WG – Cyril Seguin: SeeDep: Deploying Reproducible Application Topologies on Cloud Platform

2019-03-26

Title: SeeDep: Deploying Reproducible Application Topologies on Cloud Platform

Speaker: Cyril Seguin (LIP, AVALON team)

Location: LIP, Salle du conseil du LIP 3rd floor

Schedule: 14:30

Abstract:

As part of the scientific method, any researcher should be able to reproduce the experimentation in order to not only verify the result but also evaluate and compare this experimentation with other approaches. The need of a standard tool allowing researchers to easily generate, share and reproduce experiments set-up arises. In this talk, I’ll present SeeDep, a framework aiming at being such a standard tool. By associating a generation key to a network experiment set-up, SeeDep allows for reproducing network experiments independently from the used infrastructure.

WG – Houmani Zeina: Study and design of data-driven services/microservices discovery mechanisms

2019-01-29

Title: Study and design of data-driven services/microservices discovery mechanisms

Speaker: Houmani Zeina (LIP, Avalon team)

Location: LIP, council room 394 nord 3rd floor

Schedule: 14:30

Abstract:

— English version

Usual microservice discovery mechanisms are normally based on user needs (Goal-based Approaches). However, in today’s evolving architectures, several new microservices can be created. This makes the classic approach insufficient to discover the available microservices. That’s why customers need to discover the features they can benefit from before searching the available microservices in their domain. We will present a data-driven microservice architecture that allows customers to discover, from specific objects, the functionalities that can be exerted on these objects as well as all the microservices dedicated to them. This architecture, based on the main components of classic microservice architectures, adopts a particular communication strategy between clients and registers to achieve the desired objective.

— French version

Les mécanismes de découverte de microservices classiques sont normalement basés sur les besoins des utilisateurs (Goal-based Approches). Cependant, dans les architectures actuelles qui évoluent fréquemment, plusieurs nouveaux microservices peuvent être créés. Cela rend l’approche classique seule insuffisante pour découvrir les microservices disponibles. C’est pourquoi, les clients ont besoin de découvrir les fonctionnalités dont ils peuvent bénéficier avant de rechercher dans leur domaine les microservices disponibles. Nous allons présenter une architecture microservices pilotée par les données qui permet aux clients de découvrir, à partir d’objets spécifiques, les fonctionnalités qui peuvent être exercées sur ces objets ainsi que l’ensemble des microservices qui leur sont dédiés. Cette architecture, basée sur les composants principaux des architectures microservices classiques, adopte une stratégie de communication particulière entre les clients et les registres permettant d’atteindre l’objectif recherché.

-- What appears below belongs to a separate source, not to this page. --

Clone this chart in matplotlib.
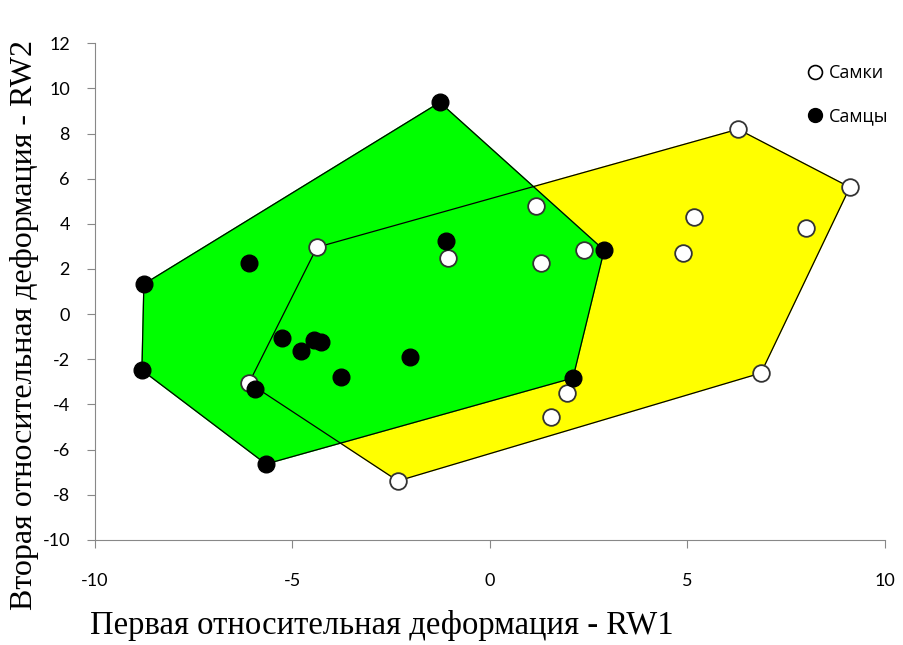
import matplotlib
matplotlib.use('Agg')
import matplotlib.pyplot as plt
from matplotlib.lines import Line2D
import numpy as np

plt.rcParams['axes.unicode_minus'] = False

# Самки (females)
fem_x = [6.28, 9.11, 1.16, 5.16, 8.0, 2.38, 1.29, 4.89, -4.38, -1.06, -6.1, 1.95, 1.54, 6.86, -2.33]
fem_y = [8.19, 5.62, 4.78, 4.29, 3.81, 2.83, 2.26, 2.7, 2.96, 2.48, -3.05, -3.5, -4.56, -2.61, -7.39]

# Самцы (males)
mal_x = [-1.27, -8.76, -8.81, -6.1, -1.11, 2.89, -5.27, -4.78, -4.46, -4.28, -2.03, -3.77, -5.95, -5.67, 2.1]
mal_y = [9.38, 1.33, -2.48, 2.26, 3.23, 2.83, -1.06, -1.64, -1.15, -1.24, -1.9, -2.79, -3.32, -6.64, -2.83]

x_ticks = [-10, -5, 0, 5, 10]
y_ticks = [12, 10, 8, 6, 4, 2, 0, -2, -4, -6, -8, -10]


def hull(xs, ys):
    pts = sorted(set(zip(xs, ys)))

    def cross(o, a, b):
        return (a[0] - o[0]) * (b[1] - o[1]) - (a[1] - o[1]) * (b[0] - o[0])

    lower, upper = [], []
    for p in pts:
        while len(lower) >= 2 and cross(lower[-2], lower[-1], p) <= 0:
            lower.pop()
        lower.append(p)
    for p in reversed(pts):
        while len(upper) >= 2 and cross(upper[-2], upper[-1], p) <= 0:
            upper.pop()
        upper.append(p)
    return np.array(lower[:-1] + upper[:-1])


fig = plt.figure(figsize=(9.04, 6.45), dpi=100)
ax = fig.add_axes([0.105, 0.163, 0.874, 0.770])

hf = hull(fem_x, fem_y)
hm = hull(mal_x, mal_y)
ax.fill(hf[:, 0], hf[:, 1], color='#ffff00', zorder=1)
ax.fill(hm[:, 0], hm[:, 1], color='#00ff00', zorder=2)
ax.fill(hf[:, 0], hf[:, 1], facecolor='none', edgecolor='black', lw=0.9, zorder=3)
ax.fill(hm[:, 0], hm[:, 1], facecolor='none', edgecolor='black', lw=0.9, zorder=3)

ax.plot(fem_x, fem_y, 'o', ms=12, mfc='white', mec='#333333', mew=1.3, zorder=4)
ax.plot(mal_x, mal_y, 'o', ms=12, mfc='black', mec='black', mew=1, zorder=5)

ax.set_xlim(-10, 10)
ax.set_ylim(-10, 12)
ax.set_xticks(x_ticks)
ax.set_yticks(y_ticks)
ax.tick_params(direction='out', length=6, color='#888888', labelsize=13)
for lab in ax.get_xticklabels() + ax.get_yticklabels():
    lab.set_family('Lato')
ax.tick_params(axis='x', pad=18)
ax.tick_params(axis='y', pad=12)
for s in ['top', 'right']:
    ax.spines[s].set_visible(False)
for s in ['left', 'bottom']:
    ax.spines[s].set_color('#888888')

ax.set_xlabel('Первая относительная деформация - RW1', family='Liberation Serif',
              fontsize=23.5, loc='left')
ax.xaxis.set_label_coords(-0.006, -0.142)
ax.set_ylabel('Вторая относительная деформация - RW2', family='Liberation Serif',
              fontsize=23)
ax.yaxis.set_label_coords(-0.071, 0.433)

handles = [Line2D([], [], ls='', marker='o', ms=10, mfc='white', mec='black', mew=1.2),
           Line2D([], [], ls='', marker='o', ms=10, mfc='black', mec='black')]
ax.legend(handles, ['Самки', 'Самцы'], loc='upper right', bbox_to_anchor=(1.025, 0.99),
          frameon=False, handletextpad=0.0, handlelength=1.5, labelspacing=1.4,
          prop={'family': 'Open Sans', 'size': 13})

fig.savefig('out.png', dpi=100, facecolor='white')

WG – Mathieu Stoffel: Improving power-efficiency through fine-grain monitoring in HPC clusters

2019-01-22

Title: Improving power-efficiency through fine-grain monitoring in HPC clusters

Speaker: Mathieu Stoffel (LIG, CORSE team)

Location: LIP, meeting room M7 3rd floor

Schedule: 14:30

Abstract:

Nowadays, power and energy consumption are of paramount importance. Further, reaching the Exascale target will not be possible in the short term without major breakthroughs in software and hardware technologies to meet power consumption constraints.
In this context, this papers discusses the design and implementation of a system-wide tool to monitor, analyze and control power/energy consumption in HPC clusters.
We developed a lightweight tool that relies on a fine-grain sampling of two CPU performance metrics: instructions throughput (IPC) and last level cache bandwidth.
Thanks to the information provided by these metrics about hardware resources’ activity, and using DVFS to control power/performance, we show that it is possible to achieve up to 16% energy savings at the cost of less than 3% performance degradation on real HPC applications.